## DATASET EXTRACT
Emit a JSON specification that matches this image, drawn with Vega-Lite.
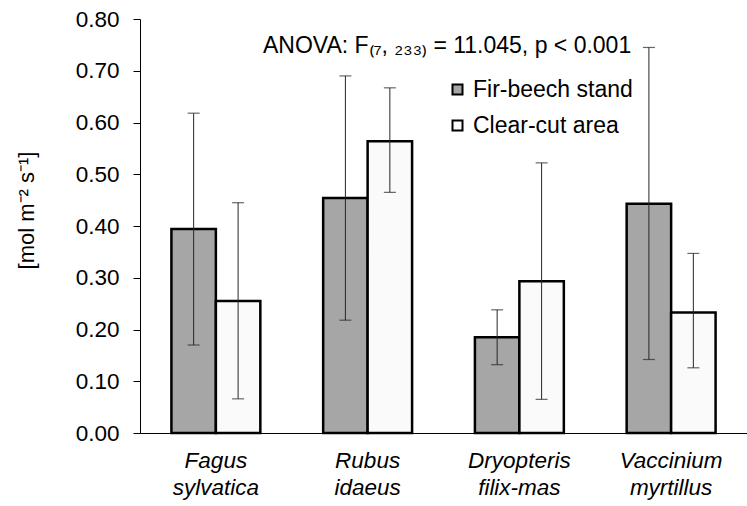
{
  "$schema": "https://vega.github.io/schema/vega-lite/v6.json",
  "autosize": "none",
  "width": 607,
  "height": 414,
  "padding": {"left": 140, "top": 19, "right": 0, "bottom": 73},
  "background": "white",
  "config": {
    "font": "Liberation Sans",
    "view": {"stroke": null}
  },
  "title": {
    "text": "ANOVA: F₍₇, ₂₃₃₎ = 11.045, p < 0.001",
    "anchor": "start",
    "frame": "group",
    "dx": 123,
    "offset": -50,
    "fontSize": 23,
    "fontWeight": "normal",
    "color": "#000000",
    "font": "Liberation Sans"
  },
  "data": {
    "values": [
      {"species": "Fagus sylvatica", "site": "Fir-beech stand", "mean": 0.394, "lo": 0.170, "hi": 0.618},
      {"species": "Fagus sylvatica", "site": "Clear-cut area", "mean": 0.255, "lo": 0.066, "hi": 0.445},
      {"species": "Rubus idaeus", "site": "Fir-beech stand", "mean": 0.454, "lo": 0.218, "hi": 0.690},
      {"species": "Rubus idaeus", "site": "Clear-cut area", "mean": 0.564, "lo": 0.465, "hi": 0.667},
      {"species": "Dryopteris filix-mas", "site": "Fir-beech stand", "mean": 0.185, "lo": 0.132, "hi": 0.238},
      {"species": "Dryopteris filix-mas", "site": "Clear-cut area", "mean": 0.293, "lo": 0.065, "hi": 0.522},
      {"species": "Vaccinium myrtillus", "site": "Fir-beech stand", "mean": 0.443, "lo": 0.142, "hi": 0.745},
      {"species": "Vaccinium myrtillus", "site": "Clear-cut area", "mean": 0.233, "lo": 0.126, "hi": 0.347}
    ]
  },
  "encoding": {
    "x": {
      "field": "species",
      "type": "nominal",
      "sort": ["Fagus sylvatica", "Rubus idaeus", "Dryopteris filix-mas", "Vaccinium myrtillus"],
      "scale": {"paddingInner": 0.414, "paddingOuter": 0.207},
      "axis": {
        "title": null,
        "labelAngle": 0,
        "labelExpr": "split(datum.label, ' ')",
        "labelFontSize": 22.5,
        "labelFontStyle": "italic",
        "labelColor": "#000000",
        "labelLineHeight": 27,
        "labelPadding": 16,
        "ticks": false,
        "domainColor": "#000000",
        "domainWidth": 1
      }
    },
    "xOffset": {
      "field": "site",
      "type": "nominal",
      "sort": ["Fir-beech stand", "Clear-cut area"],
      "scale": {"paddingInner": 0, "paddingOuter": 0}
    }
  },
  "layer": [
    {
      "mark": {"type": "bar", "stroke": "#000000", "strokeWidth": 2.5},
      "encoding": {
        "y": {
          "field": "mean",
          "type": "quantitative",
          "scale": {"domain": [0, 0.8]},
          "axis": {
            "title": "[mol m⁻² s⁻¹]",
            "titleFontSize": 22,
            "titleFontWeight": "normal",
            "titleColor": "#000000",
            "titleX": -107,
            "titleY": 191,
            "titleBaseline": "alphabetic",
            "format": ".2f",
            "values": [0, 0.1, 0.2, 0.3, 0.4, 0.5, 0.6, 0.7, 0.8],
            "labelFontSize": 22.5,
            "labelColor": "#000000",
            "labelPadding": 14,
            "tickSize": 7,
            "tickColor": "#000000",
            "domainColor": "#000000",
            "grid": false
          }
        },
        "fill": {
          "field": "site",
          "type": "nominal",
          "sort": ["Fir-beech stand", "Clear-cut area"],
          "scale": {"domain": ["Fir-beech stand", "Clear-cut area"], "range": ["#a6a6a6", "#fafafa"]},
          "legend": {
            "title": null,
            "orient": "none",
            "legendX": 306,
            "legendY": 59,
            "symbolType": "square",
            "symbolSize": 100,
            "symbolStrokeColor": "#000000",
            "symbolStrokeWidth": 2,
            "labelFontSize": 23,
            "labelColor": "#000000",
            "labelOffset": 4,
            "rowPadding": 12
          }
        }
      }
    },
    {
      "mark": {"type": "rule", "color": "#262626", "strokeWidth": 1},
      "encoding": {
        "y": {"field": "lo", "type": "quantitative"},
        "y2": {"field": "hi"}
      }
    },
    {
      "mark": {"type": "tick", "color": "#262626", "thickness": 1.2, "size": 12},
      "encoding": {
        "y": {"field": "lo", "type": "quantitative"}
      }
    },
    {
      "mark": {"type": "tick", "color": "#262626", "thickness": 1.2, "size": 12},
      "encoding": {
        "y": {"field": "hi", "type": "quantitative"}
      }
    }
  ]
}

## WORK TO BE COMPLETED
All the lines above are to be given again exactly as they read, with the pictures removed.

## EXERCISE OUTPUT
Emit a JSON specification that matches this image, drawn with Vega-Lite.
{
  "$schema": "https://vega.github.io/schema/vega-lite/v6.json",
  "autosize": "none",
  "width": 607,
  "height": 414,
  "padding": {"left": 140, "top": 19, "right": 0, "bottom": 73},
  "background": "white",
  "config": {
    "font": "Liberation Sans",
    "view": {"stroke": null}
  },
  "title": {
    "text": "ANOVA: F₍₇, ₂₃₃₎ = 11.045, p < 0.001",
    "anchor": "start",
    "frame": "group",
    "dx": 123,
    "offset": -50,
    "fontSize": 23,
    "fontWeight": "normal",
    "color": "#000000",
    "font": "Liberation Sans"
  },
  "data": {
    "values": [
      {"species": "Fagus sylvatica", "site": "Fir-beech stand", "mean": 0.394, "lo": 0.170, "hi": 0.618},
      {"species": "Fagus sylvatica", "site": "Clear-cut area", "mean": 0.255, "lo": 0.066, "hi": 0.445},
      {"species": "Rubus idaeus", "site": "Fir-beech stand", "mean": 0.454, "lo": 0.218, "hi": 0.690},
      {"species": "Rubus idaeus", "site": "Clear-cut area", "mean": 0.564, "lo": 0.465, "hi": 0.667},
      {"species": "Dryopteris filix-mas", "site": "Fir-beech stand", "mean": 0.185, "lo": 0.132, "hi": 0.238},
      {"species": "Dryopteris filix-mas", "site": "Clear-cut area", "mean": 0.293, "lo": 0.065, "hi": 0.522},
      {"species": "Vaccinium myrtillus", "site": "Fir-beech stand", "mean": 0.443, "lo": 0.142, "hi": 0.745},
      {"species": "Vaccinium myrtillus", "site": "Clear-cut area", "mean": 0.233, "lo": 0.126, "hi": 0.347}
    ]
  },
  "encoding": {
    "x": {
      "field": "species",
      "type": "nominal",
      "sort": ["Fagus sylvatica", "Rubus idaeus", "Dryopteris filix-mas", "Vaccinium myrtillus"],
      "scale": {"paddingInner": 0.414, "paddingOuter": 0.207},
      "axis": {
        "title": null,
        "labelAngle": 0,
        "labelExpr": "split(datum.label, ' ')",
        "labelFontSize": 22.5,
        "labelFontStyle": "italic",
        "labelColor": "#000000",
        "labelLineHeight": 27,
        "labelPadding": 16,
        "ticks": false,
        "domainColor": "#000000",
        "domainWidth": 1
      }
    },
    "xOffset": {
      "field": "site",
      "type": "nominal",
      "sort": ["Fir-beech stand", "Clear-cut area"],
      "scale": {"paddingInner": 0, "paddingOuter": 0}
    }
  },
  "layer": [
    {
      "mark": {"type": "bar", "stroke": "#000000", "strokeWidth": 2.5},
      "encoding": {
        "y": {
          "field": "mean",
          "type": "quantitative",
          "scale": {"domain": [0, 0.8]},
          "axis": {
            "title": "[mol m⁻² s⁻¹]",
            "titleFontSize": 22,
            "titleFontWeight": "normal",
            "titleColor": "#000000",
            "titleX": -107,
            "titleY": 191,
            "titleBaseline": "alphabetic",
            "format": ".2f",
            "values": [0, 0.1, 0.2, 0.3, 0.4, 0.5, 0.6, 0.7, 0.8],
            "labelFontSize": 22.5,
            "labelColor": "#000000",
            "labelPadding": 14,
            "tickSize": 7,
            "tickColor": "#000000",
            "domainColor": "#000000",
            "grid": false
          }
        },
        "fill": {
          "field": "site",
          "type": "nominal",
          "sort": ["Fir-beech stand", "Clear-cut area"],
          "scale": {"domain": ["Fir-beech stand", "Clear-cut area"], "range": ["#a6a6a6", "#fafafa"]},
          "legend": {
            "title": null,
            "orient": "none",
            "legendX": 306,
            "legendY": 59,
            "symbolType": "square",
            "symbolSize": 100,
            "symbolStrokeColor": "#000000",
            "symbolStrokeWidth": 2,
            "labelFontSize": 23,
            "labelColor": "#000000",
            "labelOffset": 4,
            "rowPadding": 12
          }
        }
      }
    },
    {
      "mark": {"type": "rule", "color": "#262626", "strokeWidth": 1},
      "encoding": {
        "y": {"field": "lo", "type": "quantitative"},
        "y2": {"field": "hi"}
      }
    },
    {
      "mark": {"type": "tick", "color": "#262626", "thickness": 1.2, "size": 12},
      "encoding": {
        "y": {"field": "lo", "type": "quantitative"}
      }
    },
    {
      "mark": {"type": "tick", "color": "#262626", "thickness": 1.2, "size": 12},
      "encoding": {
        "y": {"field": "hi", "type": "quantitative"}
      }
    }
  ]
}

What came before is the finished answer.